Before he took on the killer bees of “The Swarm,” Henry Fonda was part of this horror film co-starring John Huston and Shelley Winters (huh?) in which a great white shark — er, sorry, a giant octopus — threatens to scare away the 10,000 tourists that make their way to Ocean Beach every summer. It’s actually all Fonda’s fault, as his company’s excavation of an underwater tunnel has inspired the beast to go on a man-eating (or at least man-squeezing) rampage; Huston eventually fights nature with nature by unleashing a bunch of killer whales on the horrible creature. You know you’d do the same thing.
“Them!” (fantastic title, you must admit) is one of the first “nuclear monster” movies and probably the first “big bug” film. Our fear of nuclear war manifests itself in the form of giant insects looking to make a meal out of the residents of a small Southwestern town; meanwhile, scientists try to figure out how to solve this little (big) problem whilst musing on the morality of the bomb tests that caused the whole mess in the first place. “Them!” is a decadent cinematic picnic lunch of silly dialogue, sillier acting and neat-o old-school (really old-school) special effects (which were nominated for an Oscar) — sit down and dig in, puny human.
A nifty New York fable based on a novel by Whitley Strieber (written before he gained international notoriety by claiming he was abducted by aliens), “Wolfen” spotlights a Native American legend about an advanced species of wolf that just so happens to be right above man on the food chain — and that’s starting to get a little fed up with all this “industrial revolution” stuff, particularly around Battery Park.

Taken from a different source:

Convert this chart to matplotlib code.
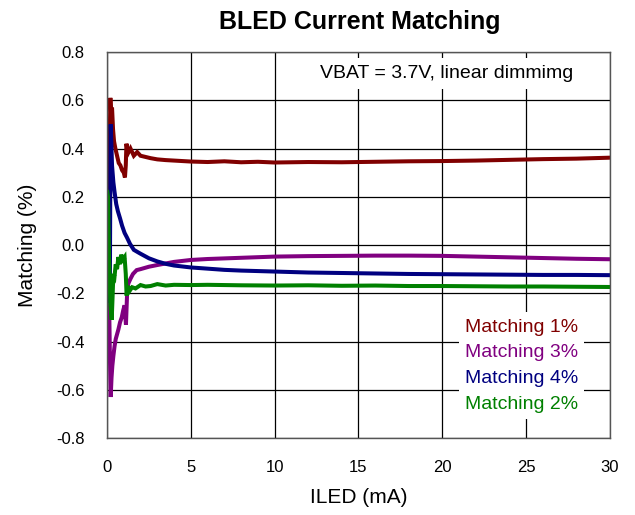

Albert Finney plays the detective on the case of a recent series of animal attacks, which becomes quite the eye-opening endeavor for a jaded New Yorker who thinks he’s seen it all (especially when the beasts start crashing through panes of glass!). “Wolfen” is one of the earliest films to use a stylized visual effect to portray the subjective POV of a non-human character (making a sex scene between Finney and Diane Venora a rather unnerving sight); the technique was later adapted and expanded for “Predator.”